We are concerned that global warming, amplified by feedbacks from polar ice melt, methane release from permafrost, and extensive fires, may become irreversible, including the possible collapse of the Atlantic Meridional Overturning Circulation, a crucial component of the global climate system that transfers heat from the tropics to the North Atlantic.

According to James Hansen, NASA’s former chief climate scientist, “burning all fossil fuels would create a different planet than the one that humanity knows“. Joachim Schellnhuber, Germany’s chief climate scientist, has summed up the situation by saying: “We’re simply talking about the very life support system of this planet.”

We note your broad agreement with this point, in light of your 2010 statement that:

…we are as humans conducting a massive science experiment with this planet. It’s the only planet we have got… We know that the consequences of unchecked global warming would be catastrophic… We as a human species have a deep and abiding obligation to this planet and to the generations that will come after us.

While the Paris Agreement remains unbinding and global warming has received minimal attention in the recent elections, governments worldwide are presiding over a large-scale demise of the planetary ecosystems, which threatens to leave large parts of Earth uninhabitable.

We call on the Australian government to tackle the root causes of an unfolding climate tragedy and do what is required to protect future generations and nature, including meaningful reductions of Australia’s peak carbon emissions and coal exports, while there is still time.

There is no Planet B.

Yours sincerely,”

References

The original letter contains many links to references if you want to check out the basis for the statements.

Photo: SBS

5 Comments

  1. As I’m sure you know, there’s similar political push back here in the US, too. It’s a shame that greed and anti-intellectualism make such a strong marriage in politics. 🙁

    That’s a great letter. I hope it does some good.

  2. Hi Nate. I think there is very, very slow progress. But I think people/governments/nations have the ability to wait to the last minute and do the very minimum to survive, rather than act in good time and good purpose. Of course not all are that way, but I fear we may be. 🙁

  3. It’s frankly amazing how some people (with conservative Americans as the worst ofenders) think the costs of a clean transition will be unbearable. On conservative estimates, much of Europe has shredded some 5% of GDP since 2010 for no good reason because of poor economic management.
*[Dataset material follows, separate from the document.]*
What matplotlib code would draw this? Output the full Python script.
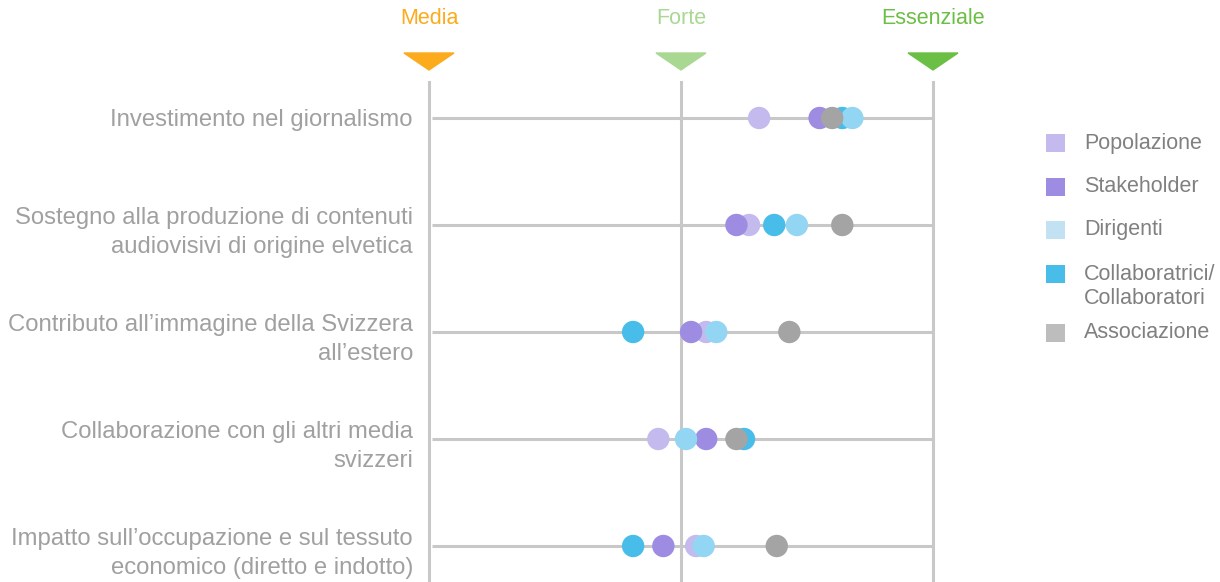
import matplotlib
matplotlib.use("Agg")
import matplotlib.pyplot as plt
from matplotlib.patches import Polygon, Rectangle

plt.rcParams['font.family'] = ['Liberation Sans', 'DejaVu Sans']

# categories (top to bottom)
categories = [
    "Investimento nel giornalismo",
    "Sostegno alla produzione di contenuti\naudiovisivi di origine elvetica",
    "Contributo all\u2019immagine della Svizzera\nall\u2019estero",
    "Collaborazione con gli altri media\nsvizzeri",
    "Impatto sull\u2019occupazione e sul tessuto\neconomico (diretto e indotto)",
]

# scale: 1 = Media, 2 = Forte, 3 = Essenziale
levels = [1, 2, 3]
level_labels = ["Media", "Forte", "Essenziale"]

# groups, in drawing order (later on top)
groups = ["Popolazione", "Stakeholder", "Collaboratrici/\nCollaboratori", "Dirigenti", "Associazione"]
popolazione = [2.31, 2.27, 2.10, 1.91, 2.06]
stakeholder = [2.55, 2.22, 2.04, 2.10, 1.93]
collaboratori = [2.64, 2.37, 1.81, 2.25, 1.81]
dirigenti = [2.68, 2.46, 2.14, 2.02, 2.09]
associazione = [2.60, 2.64, 2.43, 2.22, 2.38]
series = [popolazione, stakeholder, collaboratori, dirigenti, associazione]

dot_colors = ["#c4baee", "#9d8ce2", "#48bdea", "#93d6f3", "#a4a4a4"]
level_colors = ["#fbab1c", "#a9d893", "#6cbf45"]

legend_order = ["Popolazione", "Stakeholder", "Dirigenti", "Collaboratrici/\nCollaboratori", "Associazione"]
legend_colors = ["#c4baee", "#9d8ce2", "#c2e1f2", "#48bdea", "#bdbdbd"]

W, H = 1220, 582
fig = plt.figure(figsize=(W / 100, H / 100), dpi=100)

# axes: x 1..3 -> px 429..933, rows 0..4 -> px 118..546
row_px = 107.0
top_px, bot_px = 82, 582
ylim_top = (top_px - 118) / row_px
ylim_bot = (bot_px - 118) / row_px
ax = fig.add_axes([429 / W, 0, 504 / W, (bot_px - top_px) / H])
ax.set_xlim(1, 3)
ax.set_ylim(ylim_bot, ylim_top)
ax.axis("off")

line_color = "#c8c8c8"
for lv in levels:
    ax.axvline(lv, color=line_color, lw=2.2, zorder=1, clip_on=False)
rows = list(range(len(categories)))
for r in rows:
    ax.plot([1.012, 3], [r, r], color=line_color, lw=2.2, zorder=1,
            solid_capstyle="butt")

for vals, col in zip(series, dot_colors):
    ax.scatter(vals, rows, s=260, color=col, edgecolors="none", zorder=3, clip_on=False)

# triangles and level labels above the axes
px_u = 1 / 252.0  # x units per pixel
for lv, lab, col in zip(levels, level_labels, level_colors):
    tri = Polygon([[lv - 25 * px_u, (53 - 118) / row_px],
                   [lv + 25 * px_u, (53 - 118) / row_px],
                   [lv, (70 - 118) / row_px]],
                  closed=True, color=col, clip_on=False, zorder=2)
    ax.add_patch(tri)
    ax.text(lv, (19 - 118) / row_px, lab, color=col, fontsize=15.5,
            ha="center", va="center", clip_on=False)

# category labels
for r, cat in zip(rows, categories):
    lines = cat.split("\n")
    y0 = r + 2 / row_px if len(lines) == 1 else r - 7 / row_px
    for i, ln in enumerate(lines):
        ax.text(1 - 16 * px_u, y0 + i * 29 / row_px, ln, color="#a0a0a0",
                fontsize=17.2, ha="right", va="center", clip_on=False)

# legend
leg_y = [143, 187, 230, 274, 333]
for name, col, y in zip(legend_order, legend_colors, leg_y):
    fig.add_artist(Rectangle((1046 / W, 1 - (y + 9) / H), 19 / W, 18 / H,
                             transform=fig.transFigure, color=col, lw=0))
    for i, ln in enumerate(name.split("\n")):
        fig.text(1084 / W, 1 - (y + i * 25) / H, ln, color="#808080",
                 fontsize=15.5, ha="left", va="center")

fig.savefig("out.png", dpi=100)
That hasn’t ensured in most countries that those responsible were voted out, even though it left some parts of the population very angry.

    If the estimation that a global transition to renewables will cost 2% of GDP, it seems like a very prudent course of action compared to austerity. And it needn’t be the case that it is politically toxic.

  4. There is a cartoon of a climate sceptic saying what if we created a cleaner, better world all for no reason?